DIRECTIONS FOR THIS TASK -
Lines with "Rebuild this chart" and "import plotly.graph_objects as go" mark the range, both included. Reproduce exactly that stretch, without pictures.

SUPPLIED ENTRIES -
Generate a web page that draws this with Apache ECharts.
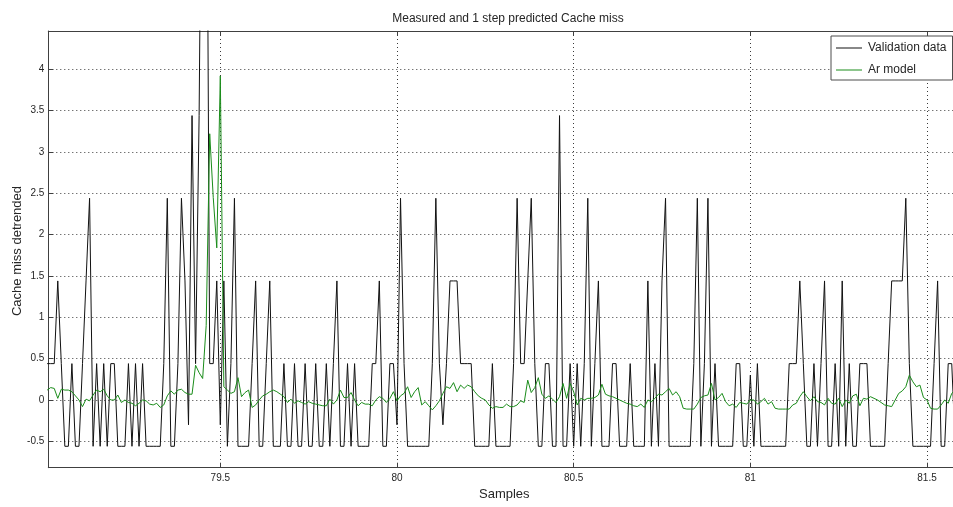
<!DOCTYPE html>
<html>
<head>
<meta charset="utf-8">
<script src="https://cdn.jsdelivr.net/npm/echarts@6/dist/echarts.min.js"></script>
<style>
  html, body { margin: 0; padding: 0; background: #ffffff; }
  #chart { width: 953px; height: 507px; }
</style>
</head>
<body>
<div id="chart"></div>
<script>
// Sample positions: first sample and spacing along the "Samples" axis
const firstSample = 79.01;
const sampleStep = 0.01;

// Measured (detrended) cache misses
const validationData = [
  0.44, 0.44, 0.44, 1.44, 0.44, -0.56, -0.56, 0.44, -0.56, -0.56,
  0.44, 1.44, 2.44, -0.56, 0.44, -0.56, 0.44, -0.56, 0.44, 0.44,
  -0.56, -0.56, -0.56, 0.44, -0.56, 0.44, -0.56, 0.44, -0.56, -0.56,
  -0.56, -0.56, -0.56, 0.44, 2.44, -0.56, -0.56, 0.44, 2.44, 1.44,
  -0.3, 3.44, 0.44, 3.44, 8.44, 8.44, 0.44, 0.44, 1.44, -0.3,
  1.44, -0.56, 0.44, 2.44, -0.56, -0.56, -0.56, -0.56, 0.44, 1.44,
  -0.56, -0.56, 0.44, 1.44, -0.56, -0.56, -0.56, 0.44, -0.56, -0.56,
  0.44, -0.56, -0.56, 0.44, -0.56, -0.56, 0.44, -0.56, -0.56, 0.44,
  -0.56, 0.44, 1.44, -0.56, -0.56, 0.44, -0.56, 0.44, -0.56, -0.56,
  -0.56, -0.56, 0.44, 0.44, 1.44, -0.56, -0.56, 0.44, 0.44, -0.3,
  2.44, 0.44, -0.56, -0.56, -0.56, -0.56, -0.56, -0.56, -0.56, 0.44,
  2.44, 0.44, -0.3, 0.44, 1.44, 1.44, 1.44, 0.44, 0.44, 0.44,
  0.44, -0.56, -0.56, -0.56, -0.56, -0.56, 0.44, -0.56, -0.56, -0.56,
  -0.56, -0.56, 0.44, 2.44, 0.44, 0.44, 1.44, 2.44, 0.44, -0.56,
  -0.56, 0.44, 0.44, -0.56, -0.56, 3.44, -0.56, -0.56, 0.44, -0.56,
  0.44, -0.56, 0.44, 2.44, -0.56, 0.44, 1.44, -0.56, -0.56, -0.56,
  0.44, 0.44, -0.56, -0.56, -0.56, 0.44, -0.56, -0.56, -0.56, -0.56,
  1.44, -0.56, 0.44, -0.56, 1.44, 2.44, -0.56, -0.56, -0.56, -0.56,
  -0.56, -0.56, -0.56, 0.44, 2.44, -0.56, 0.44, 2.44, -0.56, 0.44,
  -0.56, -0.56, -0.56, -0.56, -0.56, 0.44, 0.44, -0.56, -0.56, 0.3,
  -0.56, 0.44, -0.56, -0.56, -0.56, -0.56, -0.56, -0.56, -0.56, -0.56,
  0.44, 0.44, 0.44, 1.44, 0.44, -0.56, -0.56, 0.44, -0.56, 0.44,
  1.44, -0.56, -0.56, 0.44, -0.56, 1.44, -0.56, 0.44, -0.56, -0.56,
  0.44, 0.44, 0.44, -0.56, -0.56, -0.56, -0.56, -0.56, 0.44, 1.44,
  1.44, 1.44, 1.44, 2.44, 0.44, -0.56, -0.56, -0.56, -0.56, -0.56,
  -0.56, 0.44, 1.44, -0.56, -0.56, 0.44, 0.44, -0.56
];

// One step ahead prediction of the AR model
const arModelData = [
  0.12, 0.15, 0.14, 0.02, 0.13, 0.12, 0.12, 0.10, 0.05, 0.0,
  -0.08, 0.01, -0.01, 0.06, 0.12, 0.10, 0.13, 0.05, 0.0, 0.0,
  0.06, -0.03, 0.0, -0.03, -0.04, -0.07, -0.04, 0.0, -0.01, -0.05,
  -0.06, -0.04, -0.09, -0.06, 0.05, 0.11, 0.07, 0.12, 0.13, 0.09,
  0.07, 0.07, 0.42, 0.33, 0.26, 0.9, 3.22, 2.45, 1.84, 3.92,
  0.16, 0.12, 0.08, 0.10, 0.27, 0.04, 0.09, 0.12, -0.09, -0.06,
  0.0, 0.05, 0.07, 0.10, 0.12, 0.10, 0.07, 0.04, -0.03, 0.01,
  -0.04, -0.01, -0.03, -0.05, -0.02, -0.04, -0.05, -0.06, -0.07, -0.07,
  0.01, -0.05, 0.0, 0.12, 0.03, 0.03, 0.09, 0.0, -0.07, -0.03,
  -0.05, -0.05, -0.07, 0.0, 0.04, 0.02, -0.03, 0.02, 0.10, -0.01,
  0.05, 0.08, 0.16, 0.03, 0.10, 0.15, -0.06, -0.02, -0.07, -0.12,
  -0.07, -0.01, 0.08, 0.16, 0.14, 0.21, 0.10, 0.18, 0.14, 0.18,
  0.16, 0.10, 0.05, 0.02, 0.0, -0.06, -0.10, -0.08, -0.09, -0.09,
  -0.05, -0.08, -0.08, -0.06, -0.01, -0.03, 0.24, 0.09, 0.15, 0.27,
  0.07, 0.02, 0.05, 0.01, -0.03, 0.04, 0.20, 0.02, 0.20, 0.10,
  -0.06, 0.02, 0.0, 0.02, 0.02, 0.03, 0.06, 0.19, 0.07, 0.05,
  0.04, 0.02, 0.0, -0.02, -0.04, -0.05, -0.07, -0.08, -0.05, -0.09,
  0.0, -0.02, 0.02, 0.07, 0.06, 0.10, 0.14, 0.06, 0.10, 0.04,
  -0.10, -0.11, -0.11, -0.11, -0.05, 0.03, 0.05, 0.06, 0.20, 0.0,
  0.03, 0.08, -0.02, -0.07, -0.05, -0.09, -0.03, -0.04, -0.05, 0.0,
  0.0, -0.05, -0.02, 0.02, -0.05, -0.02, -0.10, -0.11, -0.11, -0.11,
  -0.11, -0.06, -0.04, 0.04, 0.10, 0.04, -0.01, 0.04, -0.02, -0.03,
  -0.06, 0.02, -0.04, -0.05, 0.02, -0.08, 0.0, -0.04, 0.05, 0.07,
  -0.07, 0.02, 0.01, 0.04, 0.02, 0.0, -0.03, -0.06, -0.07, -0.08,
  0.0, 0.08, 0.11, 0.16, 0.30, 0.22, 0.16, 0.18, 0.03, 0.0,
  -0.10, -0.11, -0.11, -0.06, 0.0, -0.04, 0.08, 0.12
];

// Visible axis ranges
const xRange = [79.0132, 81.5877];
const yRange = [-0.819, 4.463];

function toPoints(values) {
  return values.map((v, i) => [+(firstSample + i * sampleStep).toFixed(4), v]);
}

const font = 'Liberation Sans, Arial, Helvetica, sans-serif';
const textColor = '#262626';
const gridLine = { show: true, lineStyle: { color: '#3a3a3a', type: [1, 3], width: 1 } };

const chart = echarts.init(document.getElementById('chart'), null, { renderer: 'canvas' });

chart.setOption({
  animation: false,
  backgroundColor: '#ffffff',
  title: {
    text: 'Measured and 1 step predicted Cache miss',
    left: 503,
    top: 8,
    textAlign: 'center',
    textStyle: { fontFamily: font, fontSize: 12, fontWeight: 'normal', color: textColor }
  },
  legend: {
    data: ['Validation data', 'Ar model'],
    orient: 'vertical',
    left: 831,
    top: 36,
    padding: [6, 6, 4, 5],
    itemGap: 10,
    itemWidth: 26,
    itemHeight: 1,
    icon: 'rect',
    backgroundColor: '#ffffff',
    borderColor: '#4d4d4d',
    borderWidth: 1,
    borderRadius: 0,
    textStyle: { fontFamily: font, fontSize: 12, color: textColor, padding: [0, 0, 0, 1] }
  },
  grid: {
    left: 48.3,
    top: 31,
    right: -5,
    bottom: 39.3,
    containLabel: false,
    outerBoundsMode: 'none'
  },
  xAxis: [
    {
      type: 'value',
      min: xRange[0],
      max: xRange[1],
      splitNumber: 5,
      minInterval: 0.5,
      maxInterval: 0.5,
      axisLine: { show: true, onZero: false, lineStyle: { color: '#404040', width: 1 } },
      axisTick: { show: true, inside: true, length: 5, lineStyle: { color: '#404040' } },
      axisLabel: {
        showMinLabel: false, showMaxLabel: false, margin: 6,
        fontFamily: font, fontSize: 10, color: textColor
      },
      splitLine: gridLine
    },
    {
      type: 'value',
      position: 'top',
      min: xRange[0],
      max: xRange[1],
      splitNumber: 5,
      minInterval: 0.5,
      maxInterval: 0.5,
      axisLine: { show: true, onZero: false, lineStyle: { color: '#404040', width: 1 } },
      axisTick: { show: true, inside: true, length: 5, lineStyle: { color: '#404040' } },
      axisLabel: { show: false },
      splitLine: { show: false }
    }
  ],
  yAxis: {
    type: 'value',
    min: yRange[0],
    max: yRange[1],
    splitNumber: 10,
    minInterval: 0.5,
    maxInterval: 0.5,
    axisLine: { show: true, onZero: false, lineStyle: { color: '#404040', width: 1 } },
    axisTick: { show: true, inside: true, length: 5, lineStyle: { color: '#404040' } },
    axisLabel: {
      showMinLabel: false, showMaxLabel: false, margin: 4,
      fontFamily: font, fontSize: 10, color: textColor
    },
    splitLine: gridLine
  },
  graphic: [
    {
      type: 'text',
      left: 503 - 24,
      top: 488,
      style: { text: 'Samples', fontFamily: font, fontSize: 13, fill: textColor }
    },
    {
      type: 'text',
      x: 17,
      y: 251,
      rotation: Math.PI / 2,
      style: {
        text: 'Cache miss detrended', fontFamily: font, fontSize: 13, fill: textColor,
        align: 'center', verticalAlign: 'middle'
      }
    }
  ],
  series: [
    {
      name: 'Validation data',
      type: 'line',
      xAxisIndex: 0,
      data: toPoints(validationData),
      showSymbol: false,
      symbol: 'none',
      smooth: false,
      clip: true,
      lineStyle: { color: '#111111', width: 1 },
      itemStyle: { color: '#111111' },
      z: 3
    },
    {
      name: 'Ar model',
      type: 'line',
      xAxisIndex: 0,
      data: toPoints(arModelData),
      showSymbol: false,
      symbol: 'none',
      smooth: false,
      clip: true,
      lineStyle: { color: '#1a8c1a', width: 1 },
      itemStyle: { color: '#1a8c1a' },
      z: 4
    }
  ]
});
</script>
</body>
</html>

==

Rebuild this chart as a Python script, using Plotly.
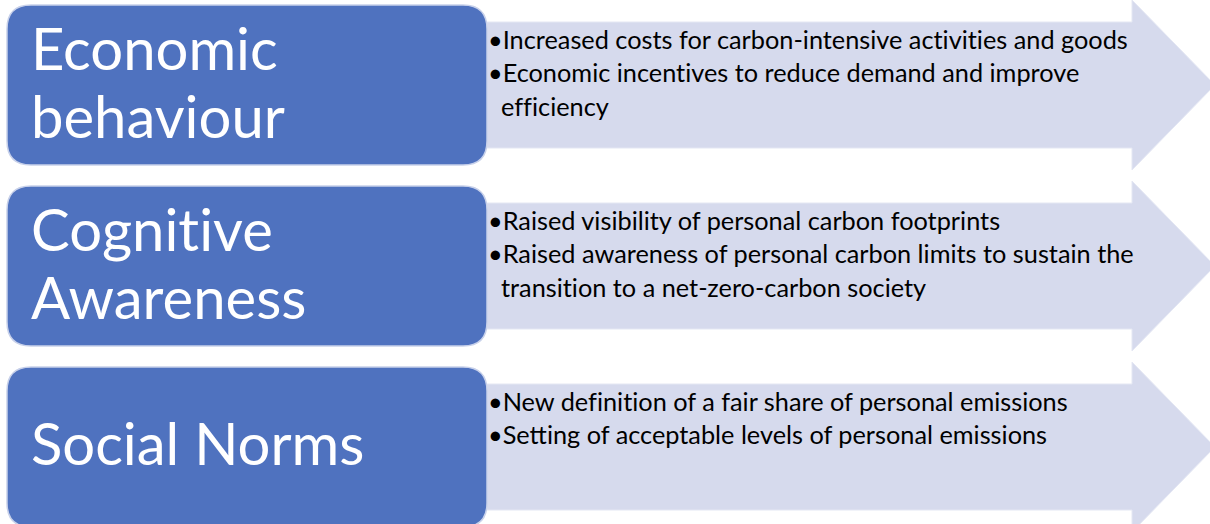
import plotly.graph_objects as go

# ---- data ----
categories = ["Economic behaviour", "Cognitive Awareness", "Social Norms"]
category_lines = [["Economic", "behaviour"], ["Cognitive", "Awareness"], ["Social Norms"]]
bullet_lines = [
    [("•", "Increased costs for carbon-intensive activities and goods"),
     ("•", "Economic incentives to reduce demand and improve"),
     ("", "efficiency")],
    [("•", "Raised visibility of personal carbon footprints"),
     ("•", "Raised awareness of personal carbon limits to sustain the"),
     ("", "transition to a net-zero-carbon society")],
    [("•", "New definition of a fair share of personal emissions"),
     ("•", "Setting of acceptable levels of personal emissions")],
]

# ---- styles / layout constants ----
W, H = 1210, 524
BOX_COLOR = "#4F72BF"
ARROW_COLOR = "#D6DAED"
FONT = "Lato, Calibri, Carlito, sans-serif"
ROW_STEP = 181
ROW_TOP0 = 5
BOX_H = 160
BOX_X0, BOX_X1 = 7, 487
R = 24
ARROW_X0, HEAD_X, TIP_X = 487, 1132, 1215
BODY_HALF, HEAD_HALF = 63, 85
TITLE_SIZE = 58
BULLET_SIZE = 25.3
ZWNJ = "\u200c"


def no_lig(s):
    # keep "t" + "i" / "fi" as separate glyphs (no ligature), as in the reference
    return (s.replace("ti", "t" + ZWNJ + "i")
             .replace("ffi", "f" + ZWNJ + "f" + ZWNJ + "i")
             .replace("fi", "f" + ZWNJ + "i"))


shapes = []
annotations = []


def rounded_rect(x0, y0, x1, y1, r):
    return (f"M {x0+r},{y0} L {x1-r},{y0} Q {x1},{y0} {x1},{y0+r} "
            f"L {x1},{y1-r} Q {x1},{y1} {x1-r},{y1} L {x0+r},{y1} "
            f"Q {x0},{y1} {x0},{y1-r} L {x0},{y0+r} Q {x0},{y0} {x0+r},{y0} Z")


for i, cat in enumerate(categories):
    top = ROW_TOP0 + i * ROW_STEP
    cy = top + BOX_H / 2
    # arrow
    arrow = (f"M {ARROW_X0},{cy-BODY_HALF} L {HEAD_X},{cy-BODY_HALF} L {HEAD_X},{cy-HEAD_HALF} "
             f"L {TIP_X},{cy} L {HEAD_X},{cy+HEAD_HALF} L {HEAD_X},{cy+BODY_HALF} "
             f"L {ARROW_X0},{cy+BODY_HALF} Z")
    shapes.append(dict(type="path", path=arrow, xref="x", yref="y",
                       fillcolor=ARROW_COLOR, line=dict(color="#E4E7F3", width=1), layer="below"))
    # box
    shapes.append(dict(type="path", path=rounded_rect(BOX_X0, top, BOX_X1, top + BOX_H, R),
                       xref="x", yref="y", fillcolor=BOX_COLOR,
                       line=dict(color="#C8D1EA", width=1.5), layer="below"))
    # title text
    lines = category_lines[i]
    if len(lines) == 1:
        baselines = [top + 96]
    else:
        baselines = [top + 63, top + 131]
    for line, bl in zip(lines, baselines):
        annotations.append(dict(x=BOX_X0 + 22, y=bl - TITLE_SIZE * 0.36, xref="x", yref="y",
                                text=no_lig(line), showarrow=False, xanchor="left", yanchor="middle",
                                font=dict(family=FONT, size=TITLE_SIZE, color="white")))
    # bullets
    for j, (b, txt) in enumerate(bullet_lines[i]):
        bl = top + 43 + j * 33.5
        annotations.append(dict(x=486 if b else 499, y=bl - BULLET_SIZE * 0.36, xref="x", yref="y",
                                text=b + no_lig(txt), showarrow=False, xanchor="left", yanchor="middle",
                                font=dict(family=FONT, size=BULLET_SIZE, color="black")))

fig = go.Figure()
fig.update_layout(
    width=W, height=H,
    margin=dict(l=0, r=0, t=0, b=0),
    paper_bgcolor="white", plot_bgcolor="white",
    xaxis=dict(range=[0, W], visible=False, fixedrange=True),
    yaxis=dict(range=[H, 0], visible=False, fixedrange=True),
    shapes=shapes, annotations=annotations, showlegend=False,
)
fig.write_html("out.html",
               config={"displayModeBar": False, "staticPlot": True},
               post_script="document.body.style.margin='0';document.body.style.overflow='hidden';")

FINISHED EXERCISE -
Rebuild this chart as a Python script, using Plotly.
import plotly.graph_objects as go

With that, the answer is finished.